**Do this**: Transcribe all of the material exactly. Any picture in it should be left out.

%%

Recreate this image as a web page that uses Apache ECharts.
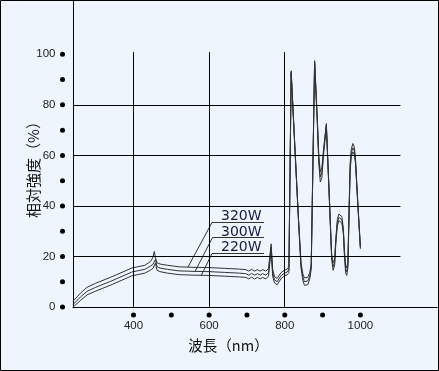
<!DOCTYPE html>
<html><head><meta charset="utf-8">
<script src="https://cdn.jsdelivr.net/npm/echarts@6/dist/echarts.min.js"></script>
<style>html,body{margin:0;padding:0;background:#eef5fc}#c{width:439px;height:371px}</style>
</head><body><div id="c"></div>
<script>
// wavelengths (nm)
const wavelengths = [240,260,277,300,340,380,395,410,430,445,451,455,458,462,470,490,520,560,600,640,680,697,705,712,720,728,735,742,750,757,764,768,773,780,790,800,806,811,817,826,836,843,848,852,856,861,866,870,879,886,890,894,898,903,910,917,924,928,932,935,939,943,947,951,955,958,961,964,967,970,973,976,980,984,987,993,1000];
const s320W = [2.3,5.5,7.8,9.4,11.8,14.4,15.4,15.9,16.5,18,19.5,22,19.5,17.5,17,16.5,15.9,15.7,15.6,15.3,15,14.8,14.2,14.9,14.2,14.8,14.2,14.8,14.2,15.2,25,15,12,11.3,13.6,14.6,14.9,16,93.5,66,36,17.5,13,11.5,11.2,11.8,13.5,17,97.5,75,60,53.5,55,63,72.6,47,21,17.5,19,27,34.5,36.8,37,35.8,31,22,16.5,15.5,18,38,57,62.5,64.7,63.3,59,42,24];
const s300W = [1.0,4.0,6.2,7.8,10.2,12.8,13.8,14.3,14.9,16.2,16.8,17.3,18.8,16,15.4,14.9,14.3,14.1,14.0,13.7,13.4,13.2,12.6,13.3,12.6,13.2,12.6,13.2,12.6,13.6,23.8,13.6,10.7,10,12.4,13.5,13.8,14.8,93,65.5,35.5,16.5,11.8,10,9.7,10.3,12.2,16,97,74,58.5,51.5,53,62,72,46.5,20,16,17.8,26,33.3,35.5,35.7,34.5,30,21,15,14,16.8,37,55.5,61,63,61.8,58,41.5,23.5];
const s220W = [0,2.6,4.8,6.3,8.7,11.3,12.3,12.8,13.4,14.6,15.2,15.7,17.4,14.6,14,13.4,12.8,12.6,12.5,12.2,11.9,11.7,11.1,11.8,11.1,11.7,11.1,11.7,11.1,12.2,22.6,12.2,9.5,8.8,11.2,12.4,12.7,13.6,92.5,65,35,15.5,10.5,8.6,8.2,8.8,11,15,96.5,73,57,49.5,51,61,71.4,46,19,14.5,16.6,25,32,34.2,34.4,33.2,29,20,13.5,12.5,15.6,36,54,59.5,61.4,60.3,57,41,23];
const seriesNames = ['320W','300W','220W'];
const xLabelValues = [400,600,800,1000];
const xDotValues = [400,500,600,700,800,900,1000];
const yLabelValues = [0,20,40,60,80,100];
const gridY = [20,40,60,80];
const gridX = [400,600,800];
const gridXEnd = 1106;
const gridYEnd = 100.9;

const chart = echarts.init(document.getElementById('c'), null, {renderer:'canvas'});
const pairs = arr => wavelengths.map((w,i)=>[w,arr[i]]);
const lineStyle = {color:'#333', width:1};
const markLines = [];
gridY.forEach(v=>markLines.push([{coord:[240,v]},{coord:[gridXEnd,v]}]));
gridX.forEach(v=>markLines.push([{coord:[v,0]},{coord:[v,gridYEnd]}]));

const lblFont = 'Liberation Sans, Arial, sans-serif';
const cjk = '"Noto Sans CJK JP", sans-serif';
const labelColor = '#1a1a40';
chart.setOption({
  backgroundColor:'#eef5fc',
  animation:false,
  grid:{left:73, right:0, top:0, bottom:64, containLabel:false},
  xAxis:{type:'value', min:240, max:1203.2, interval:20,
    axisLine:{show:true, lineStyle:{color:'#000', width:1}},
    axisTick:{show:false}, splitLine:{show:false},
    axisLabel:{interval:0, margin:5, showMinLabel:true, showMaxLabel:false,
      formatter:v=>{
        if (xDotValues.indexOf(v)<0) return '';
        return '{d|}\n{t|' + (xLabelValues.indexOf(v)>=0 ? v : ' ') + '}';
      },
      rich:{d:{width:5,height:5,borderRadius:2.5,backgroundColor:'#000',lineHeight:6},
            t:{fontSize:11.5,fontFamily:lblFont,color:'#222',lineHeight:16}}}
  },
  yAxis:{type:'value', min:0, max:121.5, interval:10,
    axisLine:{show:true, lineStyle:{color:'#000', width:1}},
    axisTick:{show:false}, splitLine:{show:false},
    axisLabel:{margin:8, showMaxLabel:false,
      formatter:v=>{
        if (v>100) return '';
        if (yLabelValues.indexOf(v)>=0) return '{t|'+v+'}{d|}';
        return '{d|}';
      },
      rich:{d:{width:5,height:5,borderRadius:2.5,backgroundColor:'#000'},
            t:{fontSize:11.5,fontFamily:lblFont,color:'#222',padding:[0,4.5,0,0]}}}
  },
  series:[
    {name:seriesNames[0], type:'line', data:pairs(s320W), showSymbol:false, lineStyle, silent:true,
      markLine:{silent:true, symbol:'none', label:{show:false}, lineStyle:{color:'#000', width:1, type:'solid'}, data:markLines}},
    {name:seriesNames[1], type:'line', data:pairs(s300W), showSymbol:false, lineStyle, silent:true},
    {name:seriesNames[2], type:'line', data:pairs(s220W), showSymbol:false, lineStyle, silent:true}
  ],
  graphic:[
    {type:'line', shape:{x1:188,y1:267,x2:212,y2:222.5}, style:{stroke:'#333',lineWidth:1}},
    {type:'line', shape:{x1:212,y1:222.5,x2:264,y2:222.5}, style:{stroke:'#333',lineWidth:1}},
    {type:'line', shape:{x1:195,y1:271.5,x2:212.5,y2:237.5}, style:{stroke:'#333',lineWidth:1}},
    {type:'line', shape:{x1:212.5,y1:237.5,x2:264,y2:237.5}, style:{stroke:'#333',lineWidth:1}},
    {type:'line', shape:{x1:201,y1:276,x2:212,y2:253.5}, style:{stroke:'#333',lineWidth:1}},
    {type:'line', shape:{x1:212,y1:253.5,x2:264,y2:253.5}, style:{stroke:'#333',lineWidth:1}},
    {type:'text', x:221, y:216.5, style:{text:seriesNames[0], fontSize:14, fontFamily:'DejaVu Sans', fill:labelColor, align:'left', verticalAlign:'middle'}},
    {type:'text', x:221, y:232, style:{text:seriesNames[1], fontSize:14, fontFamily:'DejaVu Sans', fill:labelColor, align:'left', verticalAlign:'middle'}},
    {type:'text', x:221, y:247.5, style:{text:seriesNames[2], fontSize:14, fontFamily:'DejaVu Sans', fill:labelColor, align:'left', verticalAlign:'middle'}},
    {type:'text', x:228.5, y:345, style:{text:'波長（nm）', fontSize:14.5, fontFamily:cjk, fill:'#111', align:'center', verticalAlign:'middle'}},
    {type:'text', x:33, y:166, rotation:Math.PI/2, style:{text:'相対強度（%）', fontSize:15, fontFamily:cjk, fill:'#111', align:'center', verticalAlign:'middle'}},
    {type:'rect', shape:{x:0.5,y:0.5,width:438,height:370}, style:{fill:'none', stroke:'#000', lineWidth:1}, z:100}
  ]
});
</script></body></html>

%%

**Finished exercise**:
Recreate this image as a web page that uses Apache ECharts.
<!DOCTYPE html>
<html><head><meta charset="utf-8">
<script src="https://cdn.jsdelivr.net/npm/echarts@6/dist/echarts.min.js"></script>
<style>html,body{margin:0;padding:0;background:#eef5fc}#c{width:439px;height:371px}</style>
</head><body><div id="c"></div>
<script>
// wavelengths (nm)
const wavelengths = [240,260,277,300,340,380,395,410,430,445,451,455,458,462,470,490,520,560,600,640,680,697,705,712,720,728,735,742,750,757,764,768,773,780,790,800,806,811,817,826,836,843,848,852,856,861,866,870,879,886,890,894,898,903,910,917,924,928,932,935,939,943,947,951,955,958,961,964,967,970,973,976,980,984,987,993,1000];
const s320W = [2.3,5.5,7.8,9.4,11.8,14.4,15.4,15.9,16.5,18,19.5,22,19.5,17.5,17,16.5,15.9,15.7,15.6,15.3,15,14.8,14.2,14.9,14.2,14.8,14.2,14.8,14.2,15.2,25,15,12,11.3,13.6,14.6,14.9,16,93.5,66,36,17.5,13,11.5,11.2,11.8,13.5,17,97.5,75,60,53.5,55,63,72.6,47,21,17.5,19,27,34.5,36.8,37,35.8,31,22,16.5,15.5,18,38,57,62.5,64.7,63.3,59,42,24];
const s300W = [1.0,4.0,6.2,7.8,10.2,12.8,13.8,14.3,14.9,16.2,16.8,17.3,18.8,16,15.4,14.9,14.3,14.1,14.0,13.7,13.4,13.2,12.6,13.3,12.6,13.2,12.6,13.2,12.6,13.6,23.8,13.6,10.7,10,12.4,13.5,13.8,14.8,93,65.5,35.5,16.5,11.8,10,9.7,10.3,12.2,16,97,74,58.5,51.5,53,62,72,46.5,20,16,17.8,26,33.3,35.5,35.7,34.5,30,21,15,14,16.8,37,55.5,61,63,61.8,58,41.5,23.5];
const s220W = [0,2.6,4.8,6.3,8.7,11.3,12.3,12.8,13.4,14.6,15.2,15.7,17.4,14.6,14,13.4,12.8,12.6,12.5,12.2,11.9,11.7,11.1,11.8,11.1,11.7,11.1,11.7,11.1,12.2,22.6,12.2,9.5,8.8,11.2,12.4,12.7,13.6,92.5,65,35,15.5,10.5,8.6,8.2,8.8,11,15,96.5,73,57,49.5,51,61,71.4,46,19,14.5,16.6,25,32,34.2,34.4,33.2,29,20,13.5,12.5,15.6,36,54,59.5,61.4,60.3,57,41,23];
const seriesNames = ['320W','300W','220W'];
const xLabelValues = [400,600,800,1000];
const xDotValues = [400,500,600,700,800,900,1000];
const yLabelValues = [0,20,40,60,80,100];
const gridY = [20,40,60,80];
const gridX = [400,600,800];
const gridXEnd = 1106;
const gridYEnd = 100.9;

const chart = echarts.init(document.getElementById('c'), null, {renderer:'canvas'});
const pairs = arr => wavelengths.map((w,i)=>[w,arr[i]]);
const lineStyle = {color:'#333', width:1};
const markLines = [];
gridY.forEach(v=>markLines.push([{coord:[240,v]},{coord:[gridXEnd,v]}]));
gridX.forEach(v=>markLines.push([{coord:[v,0]},{coord:[v,gridYEnd]}]));

const lblFont = 'Liberation Sans, Arial, sans-serif';
const cjk = '"Noto Sans CJK JP", sans-serif';
const labelColor = '#1a1a40';
chart.setOption({
  backgroundColor:'#eef5fc',
  animation:false,
  grid:{left:73, right:0, top:0, bottom:64, containLabel:false},
  xAxis:{type:'value', min:240, max:1203.2, interval:20,
    axisLine:{show:true, lineStyle:{color:'#000', width:1}},
    axisTick:{show:false}, splitLine:{show:false},
    axisLabel:{interval:0, margin:5, showMinLabel:true, showMaxLabel:false,
      formatter:v=>{
        if (xDotValues.indexOf(v)<0) return '';
        return '{d|}\n{t|' + (xLabelValues.indexOf(v)>=0 ? v : ' ') + '}';
      },
      rich:{d:{width:5,height:5,borderRadius:2.5,backgroundColor:'#000',lineHeight:6},
            t:{fontSize:11.5,fontFamily:lblFont,color:'#222',lineHeight:16}}}
  },
  yAxis:{type:'value', min:0, max:121.5, interval:10,
    axisLine:{show:true, lineStyle:{color:'#000', width:1}},
    axisTick:{show:false}, splitLine:{show:false},
    axisLabel:{margin:8, showMaxLabel:false,
      formatter:v=>{
        if (v>100) return '';
        if (yLabelValues.indexOf(v)>=0) return '{t|'+v+'}{d|}';
        return '{d|}';
      },
      rich:{d:{width:5,height:5,borderRadius:2.5,backgroundColor:'#000'},
            t:{fontSize:11.5,fontFamily:lblFont,color:'#222',padding:[0,4.5,0,0]}}}
  },
  series:[
    {name:seriesNames[0], type:'line', data:pairs(s320W), showSymbol:false, lineStyle, silent:true,
      markLine:{silent:true, symbol:'none', label:{show:false}, lineStyle:{color:'#000', width:1, type:'solid'}, data:markLines}},
    {name:seriesNames[1], type:'line', data:pairs(s300W), showSymbol:false, lineStyle, silent:true},
    {name:seriesNames[2], type:'line', data:pairs(s220W), showSymbol:false, lineStyle, silent:true}
  ],
  graphic:[
    {type:'line', shape:{x1:188,y1:267,x2:212,y2:222.5}, style:{stroke:'#333',lineWidth:1}},
    {type:'line', shape:{x1:212,y1:222.5,x2:264,y2:222.5}, style:{stroke:'#333',lineWidth:1}},
    {type:'line', shape:{x1:195,y1:271.5,x2:212.5,y2:237.5}, style:{stroke:'#333',lineWidth:1}},
    {type:'line', shape:{x1:212.5,y1:237.5,x2:264,y2:237.5}, style:{stroke:'#333',lineWidth:1}},
    {type:'line', shape:{x1:201,y1:276,x2:212,y2:253.5}, style:{stroke:'#333',lineWidth:1}},
    {type:'line', shape:{x1:212,y1:253.5,x2:264,y2:253.5}, style:{stroke:'#333',lineWidth:1}},
    {type:'text', x:221, y:216.5, style:{text:seriesNames[0], fontSize:14, fontFamily:'DejaVu Sans', fill:labelColor, align:'left', verticalAlign:'middle'}},
    {type:'text', x:221, y:232, style:{text:seriesNames[1], fontSize:14, fontFamily:'DejaVu Sans', fill:labelColor, align:'left', verticalAlign:'middle'}},
    {type:'text', x:221, y:247.5, style:{text:seriesNames[2], fontSize:14, fontFamily:'DejaVu Sans', fill:labelColor, align:'left', verticalAlign:'middle'}},
    {type:'text', x:228.5, y:345, style:{text:'波長（nm）', fontSize:14.5, fontFamily:cjk, fill:'#111', align:'center', verticalAlign:'middle'}},
    {type:'text', x:33, y:166, rotation:Math.PI/2, style:{text:'相対強度（%）', fontSize:15, fontFamily:cjk, fill:'#111', align:'center', verticalAlign:'middle'}},
    {type:'rect', shape:{x:0.5,y:0.5,width:438,height:370}, style:{fill:'none', stroke:'#000', lineWidth:1}, z:100}
  ]
});
</script></body></html>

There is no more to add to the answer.